I suggest we reconceptualise pottering and procrastinating as mindful behaviours, and add them to reflection, rumination and stillness as states of being that lie at the heart of Regenerative Leadership. As always it begins with ourselves. When we potter our attention becomes softer and more diffuse. We notice things we weren’t looking for: famously penicillin, Velcro, Teflon, vulcanised rubber were all ‘discovered accidentally’.
George, head of finance in a global financial services company, was successful, liked and valued. He enjoyed his work but he also procrastinated. Over and again George would put off various tasks, at home and at work, until deadlines pressed hard upon him. Our work over several sessions focussed on helping him understand why.
Through our coaching conversations George discovered that he had built in no time to dream – aimless activity was an alien concept. Procrastinating was his way of stealing space by the back door. Meaningful work mattered to him. George was a regenerative leader; he needed a sense of purpose to inject the vital energy to act and complete a task. So he also procrastinated in the unconscious hope that the task would become meaningful. In our conversations he confirmed that he felt joyful when his work served others; tasks that did not were relegated to times of the day when his energy was low.
All of this helped George redesign his day, delegate some jobs and re-formulate others within a bigger vision. He learnt to create and value empty space which led to what he described as a ‘radical two months’ where he gained clarity on his career direction, finally had the conversation with his CEO he had been putting off for 18 months and was able to delineate the job he wanted. Everything shifted in the crucible of the empty space he allowed himself.
If we aren’t tuned in to the three elements of our rhythm, our triggers, and our relationship with the outside-inside, then we can slip into stress damage before we realise it but we also miss out on the generative value of empty space. Learning to say no, to delegate and prioritise are well- known essentials to be acquired or refined in the coaching space. To value these skills enough to practice them, we need to place the spaces between activity – the interstices – on a par with the activities and objects of our work. We need to elevate pottering, procrastinating, ruminating and reflecting to the same level as doing.
This re-ordering of working hierarchies has popular appeal – hence the oft repeated and probably apocryphal story about the visitor to Microsoft who, looking through the glass door of an office saw an employee with his feet on the desk gazing out of the window. ‘If he was working for me’, exclaimed the visitor ‘that man would be fired!’. ‘Oh no’ said the guide ‘he’s doing just what we pay him to do, thinking.’ Coach and racing driver, Clive Steeper takes this further ‘Slow is the new fast’ he says. ‘We train racing drivers to think slowly, to access all of their senses, so that on the track they react intelligently at speed’. Making space to think slowly and fully can save lives.
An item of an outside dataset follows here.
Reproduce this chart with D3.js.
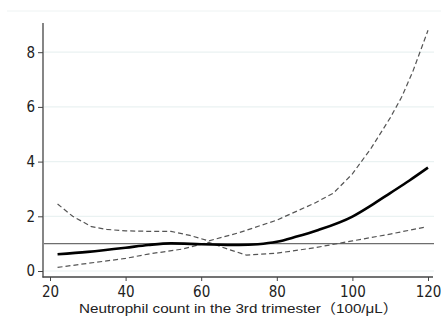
<html>
<script src="https://d3js.org/d3.v7.min.js"></script>
<style>
    body { margin: 0; background: #fff; }
    .tick text { font-family: "Liberation Sans Narrow", "DejaVu Sans Condensed", "Liberation Sans", sans-serif; font-size: 15px; fill: #222; }
</style>
<body>
<svg id="chart" width=441 height=323></svg>
<script>
// neutrophil count (100/uL) and estimated ratio
var estX   = [22, 30, 40, 46, 52, 60, 70, 75, 80, 85, 91, 100, 105, 110, 115, 120];
var estY   = [0.61, 0.70, 0.85, 0.95, 1.01, 0.98, 0.95, 0.98, 1.07, 1.25, 1.5, 1.99, 2.4, 2.85, 3.3, 3.78];
var upperX = [22, 26, 31, 35, 40, 46, 52, 57, 62, 70, 80, 90, 95, 100, 105, 110, 113, 116, 120];
var upperY = [2.45, 2.0, 1.62, 1.52, 1.47, 1.45, 1.45, 1.3, 1.1, 1.4, 1.86, 2.48, 2.85, 3.55, 4.5, 5.6, 6.35, 7.3, 8.8];
var lowerX = [22, 30, 40, 46, 55, 62, 67, 72, 80, 90, 100, 110, 119];
var lowerY = [0.13, 0.28, 0.46, 0.62, 0.8, 1.05, 0.8, 0.58, 0.65, 0.85, 1.1, 1.35, 1.6];
var xTicks = [20, 40, 60, 80, 100, 120];
var yTicks = [0, 2, 4, 6, 8];
var refValue = 1;
var xLabel = "Neutrophil count in the 3rd trimester（100/μL）";

var svg = d3.select("#chart");

var x = d3.scaleLinear().domain([20, 120]).range([50, 428]);
var y = d3.scaleLinear().domain([0, 8]).range([271, 52.2]);

// faint frame line at the top
svg.append("line")
    .attr("x1", 7).attr("x2", 441).attr("y1", 11).attr("y2", 11)
    .attr("stroke", "#eef3f3").attr("stroke-width", 1);

// grid
svg.append("g")
    .selectAll("line")
    .data(yTicks)
    .enter().append("line")
    .attr("x1", 44).attr("x2", 434)
    .attr("y1", d => y(d)).attr("y2", d => y(d))
    .attr("stroke", "#eaf2f2").attr("stroke-width", 1.2);

// reference line
svg.append("line")
    .attr("x1", 44).attr("x2", 434)
    .attr("y1", y(refValue)).attr("y2", y(refValue))
    .attr("stroke", "#6e6e6e").attr("stroke-width", 1.2);

function series(xs, ys) { return xs.map((d, i) => [d, ys[i]]); }

var lineLin = d3.line().x(d => x(d[0])).y(d => y(d[1]));
var lineSmooth = d3.line().x(d => x(d[0])).y(d => y(d[1])).curve(d3.curveMonotoneX);

svg.append("path")
    .datum(series(upperX, upperY))
    .attr("fill", "none").attr("stroke", "#555")
    .attr("stroke-width", 1.2).attr("stroke-dasharray", "5,3")
    .attr("d", lineLin);

svg.append("path")
    .datum(series(lowerX, lowerY))
    .attr("fill", "none").attr("stroke", "#555")
    .attr("stroke-width", 1.2).attr("stroke-dasharray", "5,3")
    .attr("d", lineLin);

svg.append("path")
    .datum(series(estX, estY))
    .attr("fill", "none").attr("stroke", "#000")
    .attr("stroke-width", 2.6)
    .attr("d", lineSmooth);

// axes
var yAxis = svg.append("g")
    .attr("transform", "translate(43,0)")
    .call(d3.axisLeft(y).tickValues(yTicks).tickSize(5).tickPadding(3).tickFormat(d3.format("d")));
yAxis.select(".domain").remove();
yAxis.selectAll(".tick line").attr("stroke", "#444");
svg.append("line")
    .attr("x1", 43).attr("x2", 43).attr("y1", 23).attr("y2", 277.5)
    .attr("stroke", "#444").attr("stroke-width", 1.3);

var xAxis = svg.append("g")
    .attr("transform", "translate(0,277)")
    .call(d3.axisBottom(x).tickValues(xTicks).tickSize(4).tickPadding(5.5));
xAxis.select(".domain").remove();
xAxis.selectAll(".tick line").attr("stroke", "#444");
svg.append("line")
    .attr("x1", 42.5).attr("x2", 433).attr("y1", 277).attr("y2", 277)
    .attr("stroke", "#444").attr("stroke-width", 1.3);

svg.append("text")
    .attr("x", 79).attr("y", 313)
    .attr("textLength", 319).attr("lengthAdjust", "spacingAndGlyphs")
    .style("font-family", "'Liberation Sans', 'Noto Sans CJK JP', sans-serif")
    .style("font-size", "13.5px")
    .style("fill", "#222")
    .text(xLabel);
</script>
</body>
</html>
So now George and I speak more kindly to our pottering, procrastinating selves. Now and then I tap into the ruminations of my brain while I tidy the kitchen or sit in the garden; as often as not I find that it has been surfacing new ideas and preparing the ground for writing perfectly well by itself – without conscious effort. Honouring the wisdom of my personal wave curve, including making space rather than champing at the bit or berating myself to get on helps me not only with the work but becomes a crucial exercise in self acceptance.
The art of pottering links to one of the four threads of New Generation Coaching: the reconception of the spiritual. Embracing a secular spirituality within our everyday lives means letting go of notions that the spiritual looks a particular way. New Generation Coaches talk of a more fluid and varied understanding of mindfulness: less siloed practice and more integration of mindfulness in every activity. Pottering can be reconceived as part of this lexicon of mindfulness practices. It adheres to the principles of paying attention to and enjoying the spaces between activity and of infusing all activity with meaning beyond the instrumental. Reframing pottering and procrastination from wasting time to gateways to the emergent helps us value new ways to usher in creativity.
Pottering is a transitional space: it gets us off the hamster wheel. It isn’t just a de-stressor, it reduces the noise of our busy brain and constant activity. Once the noise abates we can hopefully listen to the deeper questions. We re-find our centre. Link this with coaching and together leader and coach create an intentional, reflective space in which to realign activity with core values, with meaning and overarching purpose.